Верхом на Сером - стр. 3
Сашка тоже была заявлена к участию в турнире и от волнения уже не могла ни спать, ни есть. Мысли то и дело возвращались к предстоящему состязанию – даже сидя на уроках, она прокручивала в голове сложные прыжки, заставляя тело правильно сгруппироваться, чтобы не мешать коню легко взмыть.
– Иноземцева! Опять в облаках витаешь? – доносился въедливый, как нашатырь, голос математички. Класс дико гоготал, а Сашка принимала деловитый вид и поспешно переписывала в тетрадь пример с доски.
Летом, когда все ребята разъехались с родителями на испанские и турецкие курорты, она, закончив с каждодневной работой на конюшне, до изнеможения скакала в седле, пока спина не становилась деревянной, а в глазах не начинали мельтешить черные мошки. На пару с Фридрихом, норовистым гнедым жеребчиком, она за короткое лето так стремительно выскочила из «середнячков», что Римма Михайловна, случайно застав ее в конце августа на самостоятельной тренировке, поначалу и не узнала, а узнав – не поверила. С этого дня она незаметно приглядывалась к худенькой нескладной девочке, которая так верно умела нагнать нужный ритм и тонко прочувствовать удачный момент для прыжка – в конкуре это высоко ценится.
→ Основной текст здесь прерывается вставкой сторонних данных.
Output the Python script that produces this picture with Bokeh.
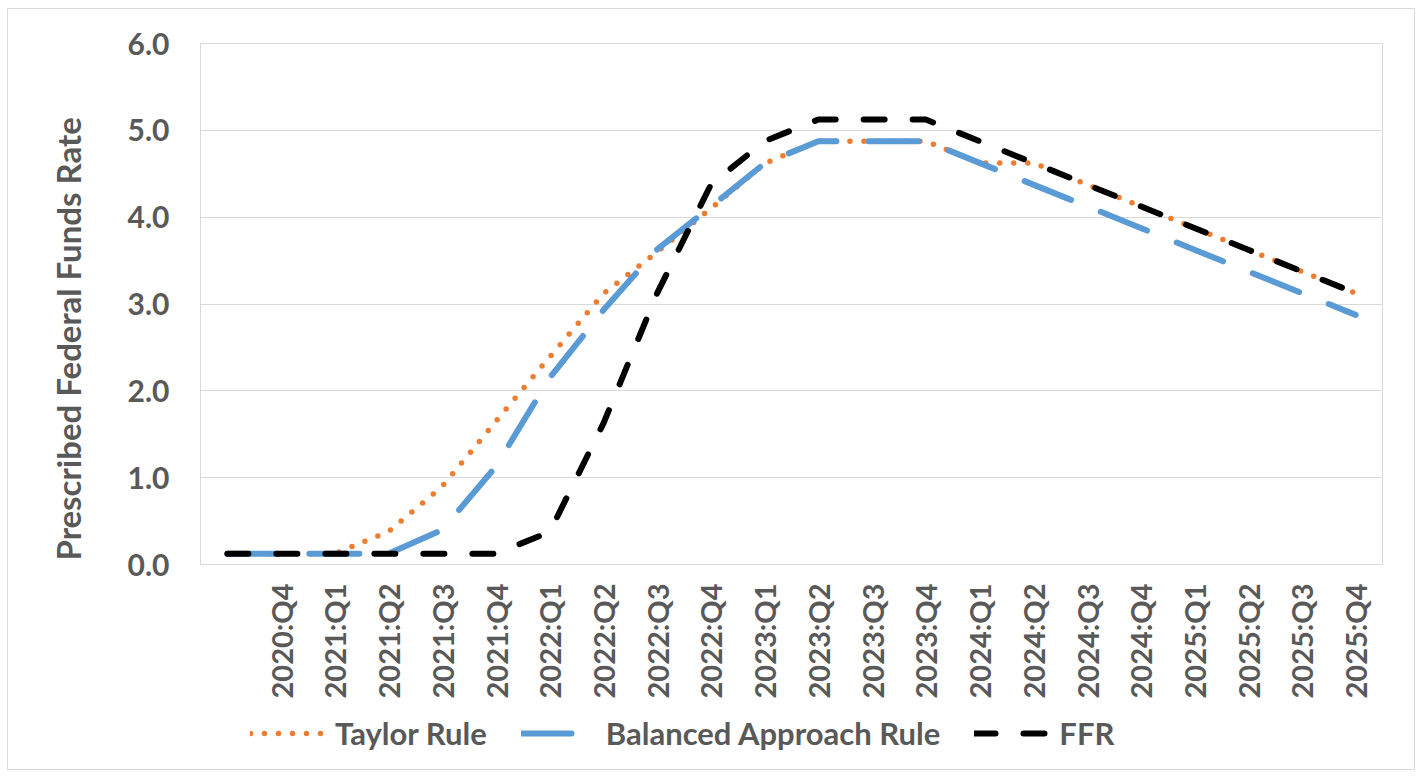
import math
from bokeh.plotting import figure
from bokeh.layouts import column
from bokeh.models import (FixedTicker, Legend, LegendItem, Range1d,
                          NumeralTickFormatter, Title)
from bokeh.embed import file_html
from bokeh.resources import INLINE

# ---- data -------------------------------------------------------------
quarters = ["", "2020:Q4",
            "2021:Q1", "2021:Q2", "2021:Q3", "2021:Q4",
            "2022:Q1", "2022:Q2", "2022:Q3", "2022:Q4",
            "2023:Q1", "2023:Q2", "2023:Q3", "2023:Q4",
            "2024:Q1", "2024:Q2", "2024:Q3", "2024:Q4",
            "2025:Q1", "2025:Q2", "2025:Q3", "2025:Q4"]

taylor = [0.125, 0.125, 0.125, 0.38, 0.90, 1.65, 2.39, 3.12, 3.60, 4.10, 4.62,
          4.875, 4.875, 4.875, 4.625, 4.625, 4.375, 4.125, 3.875, 3.625, 3.375, 3.125]

balanced = [0.125, 0.125, 0.125, 0.125, 0.40, 1.13, 2.15, 2.93, 3.63, 4.12, 4.62,
            4.875, 4.875, 4.875, 4.625, 4.375, 4.125, 3.875, 3.625, 3.375, 3.125, 2.875]

ffr = [0.125, 0.125, 0.125, 0.125, 0.125, 0.125, 0.375, 1.625, 3.125, 4.375, 4.875,
       5.125, 5.125, 5.125, 4.875, 4.625, 4.375, 4.125, 3.875, 3.625, 3.375, 3.125]

series_names = ["Taylor Rule", "Balanced Approach Rule", "FFR"]
y_title = "Prescribed Federal Funds Rate"
y_ticks = [0, 1, 2, 3, 4, 5, 6]

x = list(range(len(quarters)))

# ---- styling ----------------------------------------------------------
FONT = "Lato"
TXT = "#595959"
W = 1406
STYLES = [dict(line_color="#ED7D31", line_width=5.5, line_dash="0 14",
               line_cap="round", line_join="round"),
          dict(line_color="#5B9BD5", line_width=6, line_dash="50 32",
               line_cap="round", line_join="round"),
          dict(line_color="#000000", line_width=6, line_dash="21 28",
               line_cap="round", line_join="round")]

# ---- main chart -------------------------------------------------------
p = figure(width=W, height=696, output_backend="svg", toolbar_location=None,
           x_range=Range1d(-0.5, len(quarters) - 0.5), y_range=Range1d(0, 6),
           min_border_left=189, min_border_right=32, min_border_top=34,
           min_border_bottom=141)

p.outline_line_color = "#d9d9d9"
p.outline_line_width = 1
p.xgrid.grid_line_color = None
p.ygrid.grid_line_color = "#d9d9d9"
p.ygrid.grid_line_width = 1

# y axis
p.yaxis.ticker = FixedTicker(ticks=y_ticks)
p.yaxis.formatter = NumeralTickFormatter(format="0.0")
p.yaxis.axis_line_color = None
p.yaxis.major_tick_line_color = None
p.yaxis.minor_tick_line_color = None
p.yaxis.major_tick_out = 0
p.yaxis.major_label_standoff = 31
p.yaxis.major_label_text_font = FONT
p.yaxis.major_label_text_font_style = "bold"
p.yaxis.major_label_text_font_size = "30px"
p.yaxis.major_label_text_color = TXT

# y title (placed like Excel: starting near the bottom of the plot)
yt = Title(text=y_title, align="left", offset=4, standoff=74,
           text_font=FONT, text_font_style="bold", text_font_size="33px",
           text_color=TXT)
p.add_layout(yt, "left")

# x axis
p.xaxis.ticker = FixedTicker(ticks=x[1:])
p.xaxis.major_label_overrides = {i: quarters[i] for i in x[1:]}
p.xaxis.major_label_orientation = math.pi / 2
p.xaxis.axis_line_color = None
p.xaxis.major_tick_line_color = None
p.xaxis.minor_tick_line_color = None
p.xaxis.major_tick_out = 0
p.xaxis.major_label_standoff = 19
p.xaxis.major_label_text_font = FONT
p.xaxis.major_label_text_font_style = "bold"
p.xaxis.major_label_text_font_size = "29px"
p.xaxis.major_label_text_color = TXT

for ys, st in zip([taylor, balanced, ffr], STYLES):
    p.line(x, ys, **st)

# ---- legend strip -----------------------------------------------------
lg = figure(width=W, height=64, output_backend="svg", toolbar_location=None,
            x_range=Range1d(0, 1), y_range=Range1d(0, 1),
            x_axis_location=None, y_axis_location=None,
            min_border=0, min_border_left=0, min_border_right=0,
            min_border_top=0, min_border_bottom=0)
lg.grid.visible = False
lg.outline_line_color = None
nan = float("nan")
proxies = [lg.line([nan], [nan], **st) for st in STYLES]

legend = Legend(items=[LegendItem(label=n, renderers=[r])
                       for n, r in zip(series_names, proxies)],
                orientation="horizontal", location=(50, 17))
legend.border_line_color = None
legend.background_fill_alpha = 0
legend.margin = 0
legend.padding = 0
legend.spacing = 34
legend.glyph_width = 75
legend.glyph_height = 30
legend.label_height = 30
legend.label_standoff = 10
legend.label_text_font = FONT
legend.label_text_font_style = "bold"
legend.label_text_font_size = "31px"
legend.label_text_color = TXT
lg.add_layout(legend, "center")

layout = column(p, lg, spacing=0)
layout.styles = {"border": "1px solid #d9d9d9", "margin-left": "7px",
                 "margin-top": "8px"}

open("out.html", "w").write(file_html(layout, INLINE))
Но конный спорт, как ни крути, увлечение не для бедных, а Римма Михайловна прекрасно помнила, как три года назад впервые встретилась с ее мамой – из цирковых, кажется. Тонкая, как подросток, с темными вьющимися волосами и зелеными глазищами, в затертых джинсах. Вечно в разъездах, с трудом сводит концы с концами. А дочь буквально бредит «лошадками». На вполне логичный вопрос: а не легче ли было пристроить ребенка при цирке, она отшатнулась: только не это! Римма Михайловна в душе удивилась: известно же, в цирке все держится на династиях, все друг другу сват и брат. Ну, нет – так нет. И, верная принципу не отказывать в первую встречу никому, разрешила прийти на пробное занятие, рассудив, что тесное знакомство с запахами конюшни и жесткой дисциплиной занятий быстро сгонит романтический флер. Но глазастый мышонок остался и как-то прижился. В первое время блестящих результатов Сашка не показывала, но лошадей действительно любила неистово и понимала их нрав, а указания тренера выполняла беспрекословно. И за три года не пропустила ни одной тренировки – даже насквозь больная, с высоченной температурой раз заявилась. В манеж ее, конечно, тогда не пустили, и Сашка сиротливо торчала два часа на трибуне, на пронизывающем балтийском ветру, наблюдая за тренировкой. И никогда не ревела после падений, даже обдираясь в кровь. Просто вставала и, закусив побелевшие губы, вновь садилась в седло. Римму Михайловну, тренера с многолетним стажем, подкупала эта молчаливая упертость, заставляя закрывать глаза на задержки оплаты занятий, которые возникали с плачевной регулярностью.
Может быть, в силу того, что персонал «Дерби» не видел за плечами Сашки гламурной мамочки в мехах, а может, просто чувствуя в ней родственную беспокойную душу лошадника, ее быстро стали принимать – и нагружать – на конюшне по-свойски. Впрочем, она и сама рада была задержаться на часок-другой, а то и до темноты, чтобы вычистить денник, погонять на корде застоявшегося коня или перетаскать после занятий полосатые жерди для препятствий.
До соревнований оставалось всего два дня. Сашку разбудила телефонная трель. «Неужели уже утро?! Нееет, спать, спать – что угодно, только спать!», – бормотала она сквозь дрему, пряча голову под подушку. Но спустя пару мгновений любопытство все же одержало верх, и она чуть приподняла край подушки, чтобы слышать разговор.